§ **EXERCISE**
Skip every picture, and extract verbatim the lines from the line containing "Reproduce this chart with matplotlib." to the line containing "2.54, 0.56, 0.0]", both lines included.

[Rows from a dataset of charts and code]
# # # # #
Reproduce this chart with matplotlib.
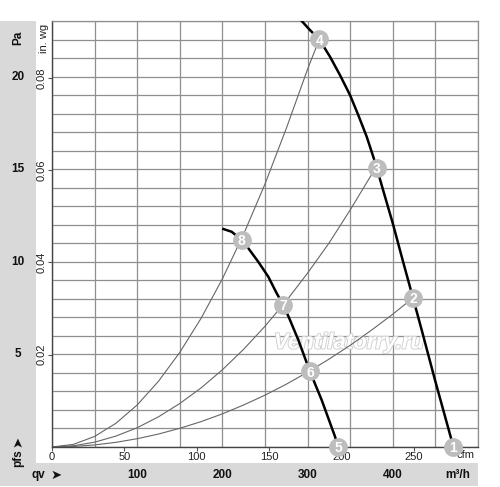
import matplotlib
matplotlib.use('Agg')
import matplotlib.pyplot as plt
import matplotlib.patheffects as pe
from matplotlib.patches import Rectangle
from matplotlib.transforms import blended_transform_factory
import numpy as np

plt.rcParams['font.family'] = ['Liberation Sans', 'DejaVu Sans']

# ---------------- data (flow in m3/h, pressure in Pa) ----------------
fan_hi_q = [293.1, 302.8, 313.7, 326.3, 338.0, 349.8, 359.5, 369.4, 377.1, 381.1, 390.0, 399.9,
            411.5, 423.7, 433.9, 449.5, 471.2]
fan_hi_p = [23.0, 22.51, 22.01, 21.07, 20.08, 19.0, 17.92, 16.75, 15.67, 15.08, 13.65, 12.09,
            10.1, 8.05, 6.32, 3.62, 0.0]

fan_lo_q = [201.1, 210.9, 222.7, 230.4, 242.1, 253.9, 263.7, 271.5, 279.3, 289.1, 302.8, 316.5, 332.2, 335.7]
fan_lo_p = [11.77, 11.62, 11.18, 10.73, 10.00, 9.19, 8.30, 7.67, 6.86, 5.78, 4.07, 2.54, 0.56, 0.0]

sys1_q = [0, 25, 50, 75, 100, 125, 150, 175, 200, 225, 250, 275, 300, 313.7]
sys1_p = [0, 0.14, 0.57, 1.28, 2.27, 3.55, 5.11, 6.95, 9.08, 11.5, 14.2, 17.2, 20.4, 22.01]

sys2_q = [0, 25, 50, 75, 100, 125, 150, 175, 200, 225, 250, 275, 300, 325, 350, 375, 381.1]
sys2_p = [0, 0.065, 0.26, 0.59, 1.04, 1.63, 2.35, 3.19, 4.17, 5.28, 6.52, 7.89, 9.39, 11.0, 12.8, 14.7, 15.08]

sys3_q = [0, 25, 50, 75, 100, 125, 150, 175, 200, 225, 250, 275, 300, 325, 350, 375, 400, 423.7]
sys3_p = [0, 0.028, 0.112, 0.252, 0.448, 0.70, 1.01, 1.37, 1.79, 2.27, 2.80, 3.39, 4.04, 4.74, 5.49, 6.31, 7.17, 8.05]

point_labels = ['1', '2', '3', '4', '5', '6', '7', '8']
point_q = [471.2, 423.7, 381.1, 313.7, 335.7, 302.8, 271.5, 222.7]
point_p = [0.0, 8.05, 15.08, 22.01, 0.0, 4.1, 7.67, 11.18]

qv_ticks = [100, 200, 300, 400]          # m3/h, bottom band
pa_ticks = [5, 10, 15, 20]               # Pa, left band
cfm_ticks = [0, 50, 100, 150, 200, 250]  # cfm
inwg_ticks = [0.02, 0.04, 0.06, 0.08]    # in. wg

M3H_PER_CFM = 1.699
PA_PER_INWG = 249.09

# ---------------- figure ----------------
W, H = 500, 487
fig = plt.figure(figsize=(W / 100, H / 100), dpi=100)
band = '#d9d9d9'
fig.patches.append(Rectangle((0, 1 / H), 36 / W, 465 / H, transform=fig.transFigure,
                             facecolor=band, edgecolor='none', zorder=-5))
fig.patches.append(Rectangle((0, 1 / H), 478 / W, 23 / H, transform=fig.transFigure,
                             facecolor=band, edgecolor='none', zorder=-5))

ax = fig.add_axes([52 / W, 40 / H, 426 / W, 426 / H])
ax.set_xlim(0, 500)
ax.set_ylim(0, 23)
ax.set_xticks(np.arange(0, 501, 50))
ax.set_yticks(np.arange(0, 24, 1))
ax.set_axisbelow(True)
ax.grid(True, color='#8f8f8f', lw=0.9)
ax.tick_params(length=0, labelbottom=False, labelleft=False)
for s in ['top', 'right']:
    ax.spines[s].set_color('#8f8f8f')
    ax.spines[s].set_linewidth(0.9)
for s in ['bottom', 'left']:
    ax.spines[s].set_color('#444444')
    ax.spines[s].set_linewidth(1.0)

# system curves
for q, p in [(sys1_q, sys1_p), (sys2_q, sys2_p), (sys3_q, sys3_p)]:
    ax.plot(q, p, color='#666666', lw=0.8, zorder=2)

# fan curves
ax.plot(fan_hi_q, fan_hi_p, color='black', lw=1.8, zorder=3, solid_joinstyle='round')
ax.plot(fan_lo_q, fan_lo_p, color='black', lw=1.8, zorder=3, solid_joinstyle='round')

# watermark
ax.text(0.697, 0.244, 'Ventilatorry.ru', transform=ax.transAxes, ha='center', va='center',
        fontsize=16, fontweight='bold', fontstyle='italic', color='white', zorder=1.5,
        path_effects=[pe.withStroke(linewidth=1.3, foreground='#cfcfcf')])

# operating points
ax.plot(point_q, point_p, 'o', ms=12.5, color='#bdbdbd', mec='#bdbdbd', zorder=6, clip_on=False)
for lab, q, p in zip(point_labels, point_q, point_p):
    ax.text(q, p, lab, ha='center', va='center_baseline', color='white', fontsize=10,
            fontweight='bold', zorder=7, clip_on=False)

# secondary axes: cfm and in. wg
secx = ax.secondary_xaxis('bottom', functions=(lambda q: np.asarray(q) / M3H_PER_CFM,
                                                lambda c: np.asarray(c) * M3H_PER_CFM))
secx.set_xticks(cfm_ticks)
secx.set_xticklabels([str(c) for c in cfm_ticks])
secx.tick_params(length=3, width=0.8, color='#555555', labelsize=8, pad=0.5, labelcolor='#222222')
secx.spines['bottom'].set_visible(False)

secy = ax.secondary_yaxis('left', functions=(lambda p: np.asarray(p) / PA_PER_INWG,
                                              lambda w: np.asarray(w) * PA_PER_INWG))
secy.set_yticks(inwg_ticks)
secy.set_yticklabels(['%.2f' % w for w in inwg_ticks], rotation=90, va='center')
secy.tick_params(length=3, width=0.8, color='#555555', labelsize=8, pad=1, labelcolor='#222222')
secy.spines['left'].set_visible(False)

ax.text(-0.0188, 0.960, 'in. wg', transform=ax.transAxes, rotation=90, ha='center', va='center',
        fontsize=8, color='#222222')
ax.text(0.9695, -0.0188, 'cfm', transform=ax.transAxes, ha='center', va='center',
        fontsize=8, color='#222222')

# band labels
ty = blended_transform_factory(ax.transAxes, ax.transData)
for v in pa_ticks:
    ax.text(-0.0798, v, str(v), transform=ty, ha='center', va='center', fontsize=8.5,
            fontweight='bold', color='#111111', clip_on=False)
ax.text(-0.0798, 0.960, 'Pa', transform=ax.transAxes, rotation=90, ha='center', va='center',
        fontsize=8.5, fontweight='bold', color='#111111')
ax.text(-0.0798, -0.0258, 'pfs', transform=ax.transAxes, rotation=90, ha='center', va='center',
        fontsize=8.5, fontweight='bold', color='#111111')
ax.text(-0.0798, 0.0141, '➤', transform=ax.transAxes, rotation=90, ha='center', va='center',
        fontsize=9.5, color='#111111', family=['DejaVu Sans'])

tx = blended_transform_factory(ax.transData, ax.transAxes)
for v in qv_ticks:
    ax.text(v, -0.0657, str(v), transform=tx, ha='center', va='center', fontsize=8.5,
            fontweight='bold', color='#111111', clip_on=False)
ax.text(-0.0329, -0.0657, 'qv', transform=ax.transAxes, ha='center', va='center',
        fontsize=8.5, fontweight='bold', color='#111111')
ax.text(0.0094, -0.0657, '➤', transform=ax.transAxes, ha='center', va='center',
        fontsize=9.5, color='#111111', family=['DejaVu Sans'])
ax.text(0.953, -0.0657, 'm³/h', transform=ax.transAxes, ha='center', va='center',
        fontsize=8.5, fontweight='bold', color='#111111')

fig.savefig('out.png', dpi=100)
# # # # #
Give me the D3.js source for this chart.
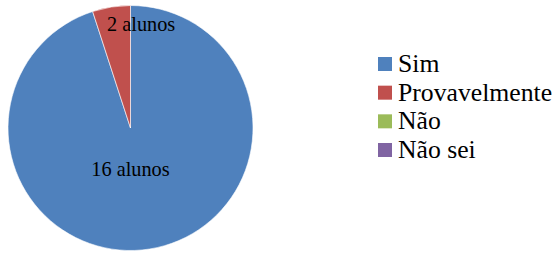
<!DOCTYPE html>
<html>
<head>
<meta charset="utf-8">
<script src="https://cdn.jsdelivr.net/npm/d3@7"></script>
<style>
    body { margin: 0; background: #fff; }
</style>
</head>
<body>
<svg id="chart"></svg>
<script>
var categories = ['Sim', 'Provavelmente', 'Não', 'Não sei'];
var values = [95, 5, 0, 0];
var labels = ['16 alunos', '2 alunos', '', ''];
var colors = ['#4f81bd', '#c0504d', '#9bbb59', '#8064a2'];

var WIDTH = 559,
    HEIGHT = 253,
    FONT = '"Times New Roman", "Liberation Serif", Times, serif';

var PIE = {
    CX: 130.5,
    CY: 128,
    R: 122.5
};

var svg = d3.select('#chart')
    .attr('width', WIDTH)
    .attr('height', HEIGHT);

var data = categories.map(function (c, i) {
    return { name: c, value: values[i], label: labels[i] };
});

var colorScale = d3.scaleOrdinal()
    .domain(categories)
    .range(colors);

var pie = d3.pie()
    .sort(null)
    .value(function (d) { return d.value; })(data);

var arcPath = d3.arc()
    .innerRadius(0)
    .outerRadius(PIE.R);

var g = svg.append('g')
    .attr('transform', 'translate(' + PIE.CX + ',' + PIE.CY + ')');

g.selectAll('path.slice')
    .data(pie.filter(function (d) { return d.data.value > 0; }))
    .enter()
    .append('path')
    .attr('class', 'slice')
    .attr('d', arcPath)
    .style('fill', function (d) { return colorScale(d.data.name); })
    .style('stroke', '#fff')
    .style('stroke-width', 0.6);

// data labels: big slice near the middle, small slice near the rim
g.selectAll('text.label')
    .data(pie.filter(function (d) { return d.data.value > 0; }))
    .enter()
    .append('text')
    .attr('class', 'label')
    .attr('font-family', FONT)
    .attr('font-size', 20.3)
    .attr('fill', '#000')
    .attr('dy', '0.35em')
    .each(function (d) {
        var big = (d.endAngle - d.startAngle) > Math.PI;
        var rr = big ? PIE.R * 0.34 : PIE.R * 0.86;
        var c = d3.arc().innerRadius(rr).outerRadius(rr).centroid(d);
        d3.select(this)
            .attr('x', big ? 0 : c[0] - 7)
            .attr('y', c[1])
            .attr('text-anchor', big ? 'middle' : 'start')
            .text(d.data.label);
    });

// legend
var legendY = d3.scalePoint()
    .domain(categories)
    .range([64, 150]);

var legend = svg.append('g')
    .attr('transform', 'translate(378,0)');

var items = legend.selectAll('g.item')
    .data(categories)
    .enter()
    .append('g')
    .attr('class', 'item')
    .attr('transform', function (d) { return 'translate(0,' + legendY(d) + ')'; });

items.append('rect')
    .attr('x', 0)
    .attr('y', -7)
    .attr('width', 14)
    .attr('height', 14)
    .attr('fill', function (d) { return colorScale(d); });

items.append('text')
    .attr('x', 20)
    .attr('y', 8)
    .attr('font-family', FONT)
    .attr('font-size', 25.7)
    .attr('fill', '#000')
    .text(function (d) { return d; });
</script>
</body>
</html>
# # # # #
§ **ANSWER TO THIS PROBLEM**
Reproduce this chart with matplotlib.
import matplotlib
matplotlib.use('Agg')
import matplotlib.pyplot as plt
import matplotlib.patheffects as pe
from matplotlib.patches import Rectangle
from matplotlib.transforms import blended_transform_factory
import numpy as np

plt.rcParams['font.family'] = ['Liberation Sans', 'DejaVu Sans']

# ---------------- data (flow in m3/h, pressure in Pa) ----------------
fan_hi_q = [293.1, 302.8, 313.7, 326.3, 338.0, 349.8, 359.5, 369.4, 377.1, 381.1, 390.0, 399.9,
            411.5, 423.7, 433.9, 449.5, 471.2]
fan_hi_p = [23.0, 22.51, 22.01, 21.07, 20.08, 19.0, 17.92, 16.75, 15.67, 15.08, 13.65, 12.09,
            10.1, 8.05, 6.32, 3.62, 0.0]

fan_lo_q = [201.1, 210.9, 222.7, 230.4, 242.1, 253.9, 263.7, 271.5, 279.3, 289.1, 302.8, 316.5, 332.2, 335.7]
fan_lo_p = [11.77, 11.62, 11.18, 10.73, 10.00, 9.19, 8.30, 7.67, 6.86, 5.78, 4.07, 2.54, 0.56, 0.0]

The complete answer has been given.